- [Set task]: Retype the data that follows line by line, exactly, and leave its pictures out.
━━━━━━━━━━
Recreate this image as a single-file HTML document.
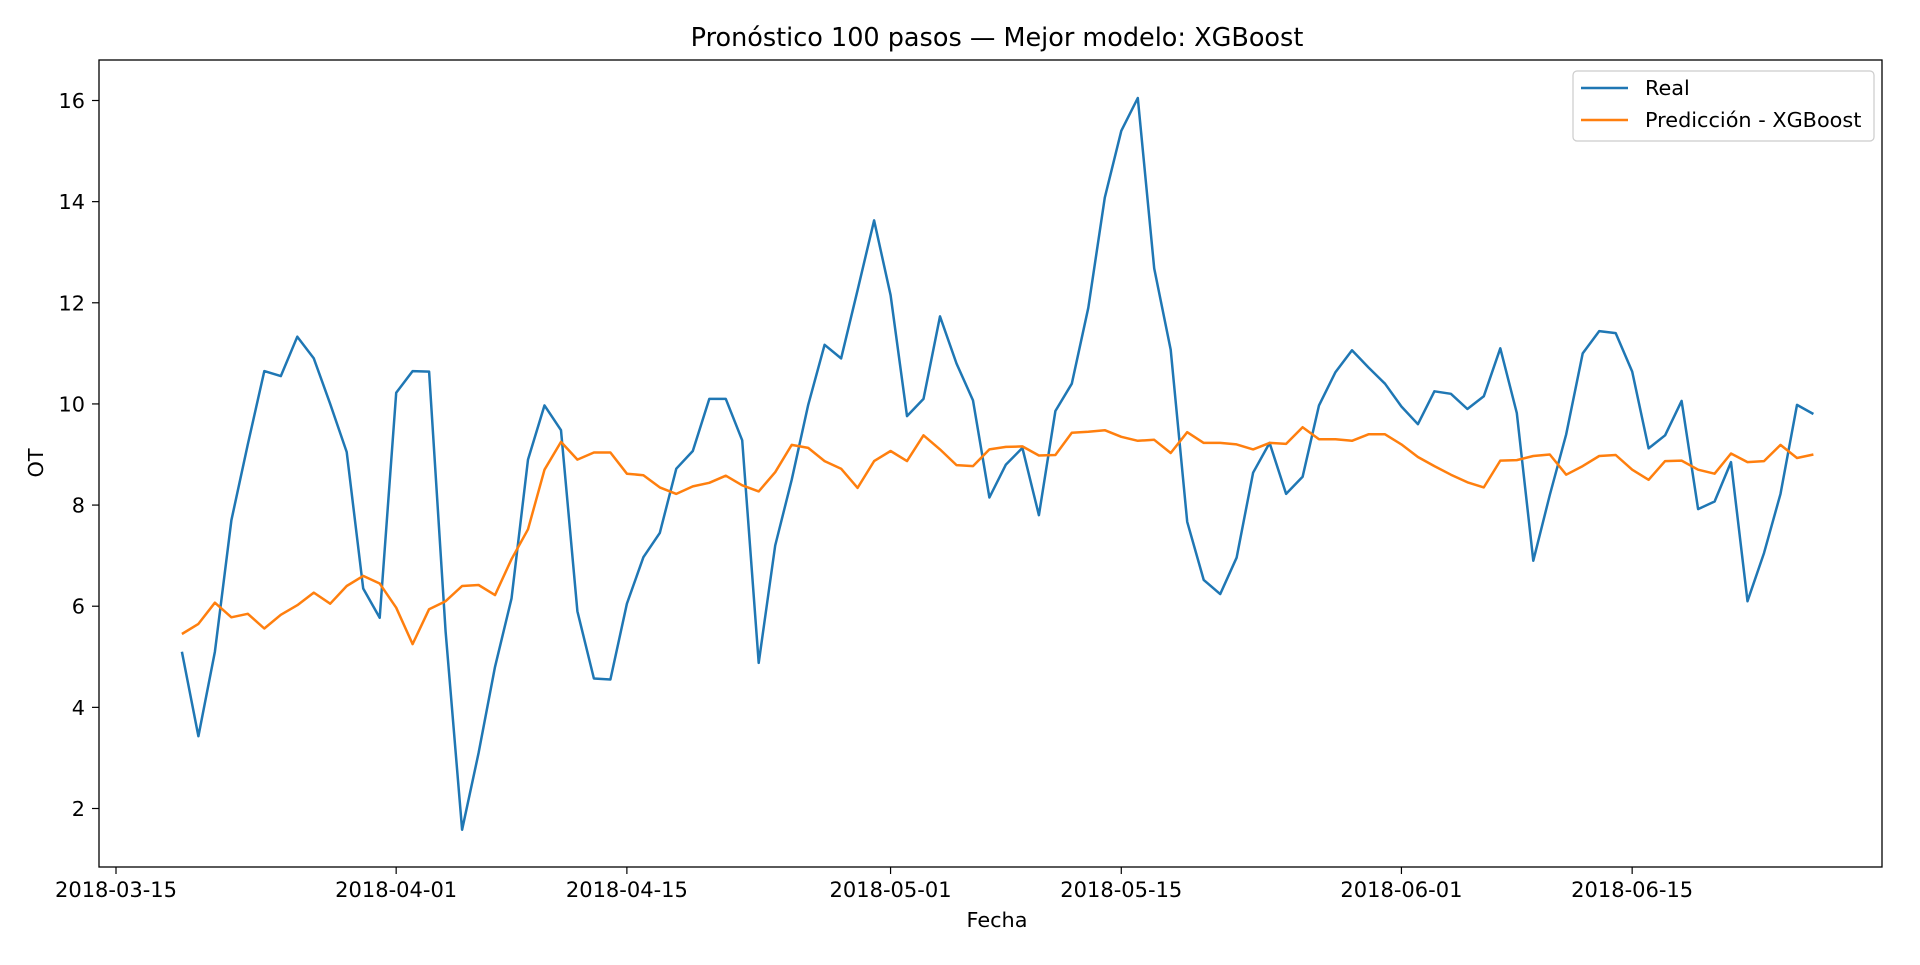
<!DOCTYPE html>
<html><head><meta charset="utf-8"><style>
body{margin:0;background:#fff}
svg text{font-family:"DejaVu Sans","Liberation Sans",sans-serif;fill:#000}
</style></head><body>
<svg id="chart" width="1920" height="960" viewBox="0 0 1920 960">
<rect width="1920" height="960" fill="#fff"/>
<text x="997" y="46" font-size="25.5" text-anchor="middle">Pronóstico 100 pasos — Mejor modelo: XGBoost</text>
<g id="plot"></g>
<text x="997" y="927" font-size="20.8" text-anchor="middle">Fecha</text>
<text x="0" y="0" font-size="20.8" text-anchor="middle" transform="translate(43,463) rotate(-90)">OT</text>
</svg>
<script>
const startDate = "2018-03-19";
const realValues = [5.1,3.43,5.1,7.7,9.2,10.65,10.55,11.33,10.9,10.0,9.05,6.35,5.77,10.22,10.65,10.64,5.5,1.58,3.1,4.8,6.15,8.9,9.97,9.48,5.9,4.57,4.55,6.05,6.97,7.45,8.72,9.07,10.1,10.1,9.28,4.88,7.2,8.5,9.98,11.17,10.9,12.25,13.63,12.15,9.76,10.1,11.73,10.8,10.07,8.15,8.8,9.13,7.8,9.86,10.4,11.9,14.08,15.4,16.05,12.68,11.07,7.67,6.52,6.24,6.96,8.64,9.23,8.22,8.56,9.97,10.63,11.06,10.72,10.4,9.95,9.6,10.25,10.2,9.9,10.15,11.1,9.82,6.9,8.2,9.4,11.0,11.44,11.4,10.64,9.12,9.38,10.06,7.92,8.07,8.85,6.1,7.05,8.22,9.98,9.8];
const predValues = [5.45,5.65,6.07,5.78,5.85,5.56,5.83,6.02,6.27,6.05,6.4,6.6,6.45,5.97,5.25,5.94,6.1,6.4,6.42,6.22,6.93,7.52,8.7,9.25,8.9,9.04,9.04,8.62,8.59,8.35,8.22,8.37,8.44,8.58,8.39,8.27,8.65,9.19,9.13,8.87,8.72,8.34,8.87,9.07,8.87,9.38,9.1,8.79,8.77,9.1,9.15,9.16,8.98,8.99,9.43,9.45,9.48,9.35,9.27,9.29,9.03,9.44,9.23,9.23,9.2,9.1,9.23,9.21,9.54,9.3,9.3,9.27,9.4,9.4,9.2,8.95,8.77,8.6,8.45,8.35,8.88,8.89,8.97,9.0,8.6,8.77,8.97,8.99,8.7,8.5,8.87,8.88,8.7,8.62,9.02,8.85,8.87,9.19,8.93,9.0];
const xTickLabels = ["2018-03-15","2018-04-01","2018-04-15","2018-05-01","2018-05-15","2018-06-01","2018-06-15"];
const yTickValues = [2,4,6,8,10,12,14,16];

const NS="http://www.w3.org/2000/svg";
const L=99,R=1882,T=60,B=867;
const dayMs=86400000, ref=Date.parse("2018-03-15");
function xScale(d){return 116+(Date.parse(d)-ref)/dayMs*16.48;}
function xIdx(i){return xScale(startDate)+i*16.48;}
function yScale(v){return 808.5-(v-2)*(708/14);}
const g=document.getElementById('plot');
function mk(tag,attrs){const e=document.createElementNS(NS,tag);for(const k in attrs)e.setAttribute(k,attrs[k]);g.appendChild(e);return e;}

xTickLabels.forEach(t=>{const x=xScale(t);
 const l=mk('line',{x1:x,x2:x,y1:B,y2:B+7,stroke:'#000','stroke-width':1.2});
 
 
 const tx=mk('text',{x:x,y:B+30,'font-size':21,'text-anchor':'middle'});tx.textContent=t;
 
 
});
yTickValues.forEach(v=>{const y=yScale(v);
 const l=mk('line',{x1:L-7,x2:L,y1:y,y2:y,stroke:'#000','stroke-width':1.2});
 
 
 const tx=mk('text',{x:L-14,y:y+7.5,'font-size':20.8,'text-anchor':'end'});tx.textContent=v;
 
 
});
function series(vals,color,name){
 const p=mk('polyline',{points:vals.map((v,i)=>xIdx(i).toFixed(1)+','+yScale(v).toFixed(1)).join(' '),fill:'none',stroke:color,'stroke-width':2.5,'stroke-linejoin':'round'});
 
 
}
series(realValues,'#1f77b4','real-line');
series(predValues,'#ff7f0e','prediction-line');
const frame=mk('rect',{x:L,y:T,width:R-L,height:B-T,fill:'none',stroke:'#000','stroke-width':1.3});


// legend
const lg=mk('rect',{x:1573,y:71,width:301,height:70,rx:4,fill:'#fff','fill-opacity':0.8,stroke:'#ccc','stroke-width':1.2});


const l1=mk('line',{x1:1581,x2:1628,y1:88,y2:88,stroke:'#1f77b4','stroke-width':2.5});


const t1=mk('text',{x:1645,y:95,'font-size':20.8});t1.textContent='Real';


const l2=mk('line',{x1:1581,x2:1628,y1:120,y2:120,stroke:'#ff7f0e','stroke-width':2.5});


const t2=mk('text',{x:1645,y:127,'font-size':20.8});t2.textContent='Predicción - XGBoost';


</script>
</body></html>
━━━━━━━━━━
- [Final answer]:
Recreate this image as a single-file HTML document.
<!DOCTYPE html>
<html><head><meta charset="utf-8"><style>
body{margin:0;background:#fff}
svg text{font-family:"DejaVu Sans","Liberation Sans",sans-serif;fill:#000}
</style></head><body>
<svg id="chart" width="1920" height="960" viewBox="0 0 1920 960">
<rect width="1920" height="960" fill="#fff"/>
<text x="997" y="46" font-size="25.5" text-anchor="middle">Pronóstico 100 pasos — Mejor modelo: XGBoost</text>
<g id="plot"></g>
<text x="997" y="927" font-size="20.8" text-anchor="middle">Fecha</text>
<text x="0" y="0" font-size="20.8" text-anchor="middle" transform="translate(43,463) rotate(-90)">OT</text>
</svg>
<script>
const startDate = "2018-03-19";
const realValues = [5.1,3.43,5.1,7.7,9.2,10.65,10.55,11.33,10.9,10.0,9.05,6.35,5.77,10.22,10.65,10.64,5.5,1.58,3.1,4.8,6.15,8.9,9.97,9.48,5.9,4.57,4.55,6.05,6.97,7.45,8.72,9.07,10.1,10.1,9.28,4.88,7.2,8.5,9.98,11.17,10.9,12.25,13.63,12.15,9.76,10.1,11.73,10.8,10.07,8.15,8.8,9.13,7.8,9.86,10.4,11.9,14.08,15.4,16.05,12.68,11.07,7.67,6.52,6.24,6.96,8.64,9.23,8.22,8.56,9.97,10.63,11.06,10.72,10.4,9.95,9.6,10.25,10.2,9.9,10.15,11.1,9.82,6.9,8.2,9.4,11.0,11.44,11.4,10.64,9.12,9.38,10.06,7.92,8.07,8.85,6.1,7.05,8.22,9.98,9.8];
const predValues = [5.45,5.65,6.07,5.78,5.85,5.56,5.83,6.02,6.27,6.05,6.4,6.6,6.45,5.97,5.25,5.94,6.1,6.4,6.42,6.22,6.93,7.52,8.7,9.25,8.9,9.04,9.04,8.62,8.59,8.35,8.22,8.37,8.44,8.58,8.39,8.27,8.65,9.19,9.13,8.87,8.72,8.34,8.87,9.07,8.87,9.38,9.1,8.79,8.77,9.1,9.15,9.16,8.98,8.99,9.43,9.45,9.48,9.35,9.27,9.29,9.03,9.44,9.23,9.23,9.2,9.1,9.23,9.21,9.54,9.3,9.3,9.27,9.4,9.4,9.2,8.95,8.77,8.6,8.45,8.35,8.88,8.89,8.97,9.0,8.6,8.77,8.97,8.99,8.7,8.5,8.87,8.88,8.7,8.62,9.02,8.85,8.87,9.19,8.93,9.0];
const xTickLabels = ["2018-03-15","2018-04-01","2018-04-15","2018-05-01","2018-05-15","2018-06-01","2018-06-15"];
const yTickValues = [2,4,6,8,10,12,14,16];

const NS="http://www.w3.org/2000/svg";
const L=99,R=1882,T=60,B=867;
const dayMs=86400000, ref=Date.parse("2018-03-15");
function xScale(d){return 116+(Date.parse(d)-ref)/dayMs*16.48;}
function xIdx(i){return xScale(startDate)+i*16.48;}
function yScale(v){return 808.5-(v-2)*(708/14);}
const g=document.getElementById('plot');
function mk(tag,attrs){const e=document.createElementNS(NS,tag);for(const k in attrs)e.setAttribute(k,attrs[k]);g.appendChild(e);return e;}

xTickLabels.forEach(t=>{const x=xScale(t);
 const l=mk('line',{x1:x,x2:x,y1:B,y2:B+7,stroke:'#000','stroke-width':1.2});
 
 
 const tx=mk('text',{x:x,y:B+30,'font-size':21,'text-anchor':'middle'});tx.textContent=t;
 
 
});
yTickValues.forEach(v=>{const y=yScale(v);
 const l=mk('line',{x1:L-7,x2:L,y1:y,y2:y,stroke:'#000','stroke-width':1.2});
 
 
 const tx=mk('text',{x:L-14,y:y+7.5,'font-size':20.8,'text-anchor':'end'});tx.textContent=v;
 
 
});
function series(vals,color,name){
 const p=mk('polyline',{points:vals.map((v,i)=>xIdx(i).toFixed(1)+','+yScale(v).toFixed(1)).join(' '),fill:'none',stroke:color,'stroke-width':2.5,'stroke-linejoin':'round'});
 
 
}
series(realValues,'#1f77b4','real-line');
series(predValues,'#ff7f0e','prediction-line');
const frame=mk('rect',{x:L,y:T,width:R-L,height:B-T,fill:'none',stroke:'#000','stroke-width':1.3});


// legend
const lg=mk('rect',{x:1573,y:71,width:301,height:70,rx:4,fill:'#fff','fill-opacity':0.8,stroke:'#ccc','stroke-width':1.2});


const l1=mk('line',{x1:1581,x2:1628,y1:88,y2:88,stroke:'#1f77b4','stroke-width':2.5});


const t1=mk('text',{x:1645,y:95,'font-size':20.8});t1.textContent='Real';


const l2=mk('line',{x1:1581,x2:1628,y1:120,y2:120,stroke:'#ff7f0e','stroke-width':2.5});


const t2=mk('text',{x:1645,y:127,'font-size':20.8});t2.textContent='Predicción - XGBoost';


</script>
</body></html>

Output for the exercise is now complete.